Try this.  Let say there is no reform.  He doesn’t straighten up.  He goes down to his house justified, and continues his sins – skimming, threatening, high priced Scotch, loose women.  Put him through the same routine, eyes down, beating his breast, God be merciful, and all that.  Now, on the basis of this parable, you understand that God will not change His ways.  He will do with this repentant sinner exactly this week what He did last week.  In short, He will send him down to his home justified again.  The question for you is this: do you like that?  And the answer, of course, is that you do not.  Neither do I.  But why not?  The unfairness of it all.  The rat is getting off free!  It’s like God wants to forgive his sins without any expectations!
At some point, we have to honestly admit to ourselves that while we understand the general thrust of this parable with our minds, our hearts are different.  Our hearts have a desperate need to believe it’s exact opposite.  We are in the constant spiritual danger of becoming like the Pharisee.  We would like to insist that the publican at least try to do better, at least do some good things, in order to stay in God’s grace.  I mean, if God’s gonna love him, accept him and shower him with the blessings of Justification all for free, then what is the point of all my good works, all my saving up, all the time and fasting and tithing I’ve done.  I’ve said to myself, “I know I’ve made mistakes, but at least I’m here at church in the middle of summer.  That should count for something shouldn’t it?  I may not be the best person in the world, but at least I know I’m not the best person in the world.  At least I’m not like the Pharisee, who’s so judgmental.  Thank you God, that I’m at least better than him.”

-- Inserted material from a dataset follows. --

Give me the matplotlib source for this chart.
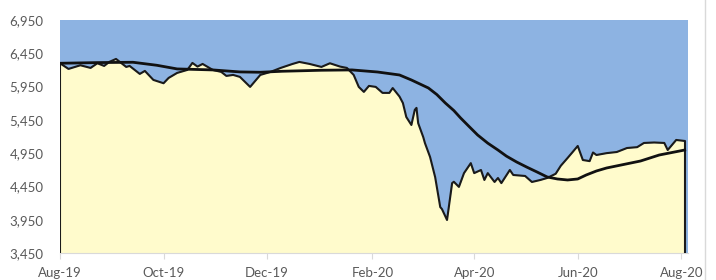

Ah, what am I to do with heart of mine, so vested in its own goodness, so bent on making its own way to God?  My spiritual deceit and pride is so pervasive, so entrenched.  How, with such a heart as mine, will I ever please God?

The answer:  You won’t.  You’ve got to let that go.  Be emptied.  Despair of yourself and your spiritual accomplishments.  Jesus Christ came for the ungodly, not the mostly godly or the semi-godly.  Jesus came to breathe life into the spiritually dead.  Not to reform the reformable and to improve the improvable.  You are no better than the Pharisee and you are no better than the publican… which is good.  It means that Christ died even for you, for publicans and Pharisees alike, for extortioners, the unjust and adulterers.  Do you have sins like the publican?  Are you afraid and ashamed?  Don’t worry.  They are forgiven.  Go to your home justified.  Are you proud of your spiritual accomplishments?  Don’t worry.  That is also forgiven.  All these weaknesses, these failures and shameful decisions, are universally covered once and for all under the blood of Jesus Christ.

The danger of the Pharisee is that he would insist that God accept his own filthy righteousness as good enough.  But not you.  For you, there is another righteousness, the perfect righteousness of Jesus Christ, a gift to you, given without cost through the Gospel.  Only this righteousness is good enough.  Open wide your hands and let go of whatever goodness you were hoping to offer to God.  Let it fall to the ground.  But, keep you hands open, open wide your mouth and receive there a righteousness that is not your own.  It is better.  It lasts forever.  And no one can take it away from you.
Eat and drink.  And then, go down to your home justified.  Amen.